Un étrange silence flottait sur Urumqi où patrouillaient des forces de sécurité nombreuses lundi, au lendemain des émeutes au bilan très lourd de 140 morts et tandis que les habitants se terraient et les commerces restaient fermés.

«Mon magasin est fermé, on nous a demandé de fermer pour trois jours», a déclaré à l'AFP un commerçant de l'ethnie mulsulmane hui près du bazar d'Urumqi, au lendemain des émeutes les plus violentes en plusieurs décennies en Chine.

Des milliers de Ouïghours ont attaqué des Hans, l'ethnie majoritaire en Chine, avec des couteaux, des bâtons, ou à coups de pied, ont indiqué des habitants, faisant au moins 140 morts, selon un bilan officiel, qui «risque de s'alourdir», a souligné Chine Nouvelle.

Mais des dissidents ouïghours ont affirmé que les forces de police --qui étaient rapidement intervenues dimanche soir pour rétablir l'ordre-- avaient tiré sur des manifestants qui protestaient de manière pacifique.

Des centaines d'émeutiers ont également été arrêtés dans cette région aux confins de l'Asie centrale où la politique de sinisation est souvent très mal perçue par la communauté musulmane, qui est en revanche accusée par Pékin d'accueillir des terroristes en son sein.

«Les gens restent à l'intérieur. Le mieux pour vous est de rester à votre hôtel, c'est le plus sûr», ajoute le commerçant hui.

Tout le quartier du bazar était étrangement calme et silencieux, tandis que les voitures particulières se faisaient rares dans les rues où des véhicules de la police et de la sécurité étaient en revanche nombreux.

Jusqu'à 2000 policiers anti-émeute en uniformes kaki, casqués, armés de matraques et portant des boucliers faisaient des rondes dans les rues, tandis qu'aux intersections, des hommes des forces paramilitaires armés de fusils-mitrailleurs faisaient le guet.

Des camions transportant des bergers allemands remontaient et descendaient les grandes avenues.

Une mare de sang séché d'un mètre était visible près du marché de Donghuan, à l'est du bazar, et des briques tachées de sang étaient encore par terre.

Des Ouïghours ont indiqué que des émeutiers avaient attaqué des Hans avec des machettes.

Près du marché Donghuan, des carcasses d'autobus et de voitures calcinés jonchaient les rues, tandis que des ouvriers étaient en train de réparer des barricades défoncées.

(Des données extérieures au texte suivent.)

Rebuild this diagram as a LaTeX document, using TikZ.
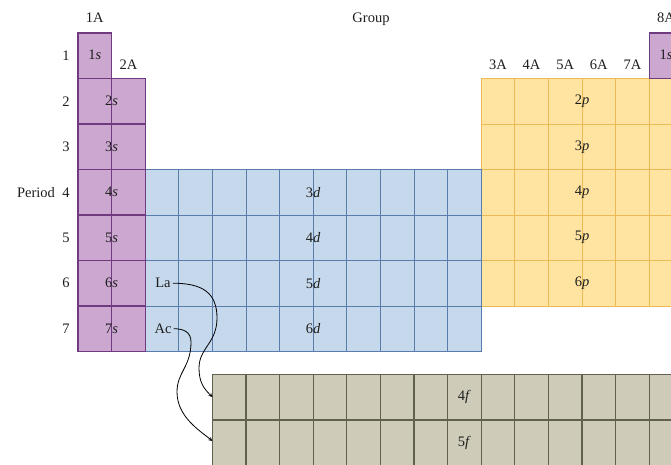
\documentclass[tikz,border=0pt]{standalone}
\usepackage{fontspec}
\setmainfont{Liberation Serif}
\usetikzlibrary{arrows, positioning}
\definecolor{sFill}{RGB}{204,168,208}
\definecolor{sLine}{RGB}{112,58,128}
\definecolor{dFill}{RGB}{197,216,236}
\definecolor{dLine}{RGB}{88,124,172}
\definecolor{pFill}{RGB}{254,228,160}
\definecolor{pLine}{RGB}{236,186,84}
\definecolor{fFill}{RGB}{206,204,184}
\definecolor{fLine}{RGB}{98,96,78}
\definecolor{inkGray}{RGB}{30,30,30}

\begin{document}
\begin{tikzpicture}[
        x=1pt, y=-1pt,
        font=\fontsize{14.5}{16}\selectfont,
        scell/.style={fill=sFill, draw=sLine, line width=1.2pt},
        dcell/.style={fill=dFill, draw=dLine, line width=0.9pt},
        pcell/.style={fill=pFill, draw=pLine, line width=0.9pt},
        fcell/.style={fill=fFill, draw=fLine, line width=1.1pt},
        tag/.style={text=inkGray, inner sep=2pt},
        arrow/.style={->, >=stealth, line width=0.8pt, black}
    ]
        \useasboundingbox (0,0) rectangle (671,464);
        \clip (0,0) rectangle (671,464);

        % blocks
        \foreach \c in {13,...,18} \foreach \r in {2,...,6}
            \draw[pcell] ({78+(\c-1)*33.6},{33+(\r-1)*45.5}) rectangle ++(33.6,45.5);
        \foreach \c in {1,...,14} \foreach \r in {1,2}
            \draw[fcell] ({212.4+(\c-1)*33.6},{374.5+(\r-1)*45.5}) rectangle ++(33.6,45.5);
        \foreach \c in {3,...,12} \foreach \r in {4,...,7}
            \draw[dcell] ({78+(\c-1)*33.6},{33+(\r-1)*45.5}) rectangle ++(33.6,45.5);
        \foreach \c/\r in {1/1,1/2,1/3,1/4,1/5,1/6,1/7,2/2,2/3,2/4,2/5,2/6,2/7,18/1}
            \draw[scell] ({78+(\c-1)*33.6},{33+(\r-1)*45.5}) rectangle ++(33.6,45.5);

        % headings
        \node[tag] (group) at (371,19) {Group};
        \node[tag] (g1A) at (94.8,18) {1A};
        \node[tag] (g2A) at (128.4,65) {2A};
        \node[tag] (g8A) at (666,18) {8A};
        \foreach \g [count=\i from 13] in {3A,4A,5A,6A,7A}
            \node[tag] (g\g) at ({78+(\i-0.5)*33.6},65) {\g};
        \foreach \r in {1,...,7}
            \node[tag] (per\r) at (66,{33+(\r-0.5)*45.5}) {\r};
        \node[tag, left=3pt of per4] (period) {Period};

        % subshell labels
        \node[tag] (s1) at (94.8,55) {1\textit{s}};
        \node[tag] (s8) at (666,55) {1\textit{s}};
        \foreach \r in {2,...,7}
            \node[tag] (s\r) at (111.6,{33+(\r-0.5)*45.5}) {\r\textit{s}};
        \foreach \r/\n in {4/3,5/4,6/5,7/6}
            \node[tag] (d\n) at (313.2,{33+(\r-0.5)*45.5}) {\n\textit{d}};
        \foreach \r in {2,...,6}
            \node[tag] (p\r) at (582,{33+(\r-0.5)*45.5}) {\r\textit{p}};
        \node[tag] (f4) at (464.4,397.2) {4\textit{f}};
        \node[tag] (f5) at (464.4,442.7) {5\textit{f}};

        \node[tag] (la) at (163,283.2) {La};
        \node[tag] (ac) at (163,328.7) {Ac};
        \coordinate (f4in) at (212.4,397);
        \coordinate (f5in) at (212.4,441);

        \draw[arrow] (la.east) .. controls +(30,0) and +(0,-25) .. (217,318)
            .. controls +(0,25) and +(0,-20) .. (199,368)
            .. controls +(0,15) and +(-8,-8) .. (f4in);
        \draw[arrow] (ac.east) .. controls +(10,0) and +(0,-10) .. (191,342)
            .. controls +(0,25) and +(0,-20) .. (177,392)
            .. controls +(0,25) and +(-12,-10) .. (f5in);
    \end{tikzpicture}
\end{document}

La plupart des commerces du quartier étaient fermés lundi, et quelques rares passants arpentaient les rues, hommes coiffés du petit chapeau musulman et femmes portant le voile.

Des propriétaires chinois de magasins nettoyaient leurs commerces aux vitres brisées par les émeutiers et dont beaucoup avaient été pillés.

Les violences ont éclaté après que la police a commencé à arrêter des Ouïghours protestant contre la mort de deux membres de leur communauté lors d'une bagarre dans une usine de jouets de Canton (sud de la Chine) la semaine dernière.

Mais de nombreux Ouïghours interrogés lundi ont refusé de parler davantage des violences de la veille par peur de représailles.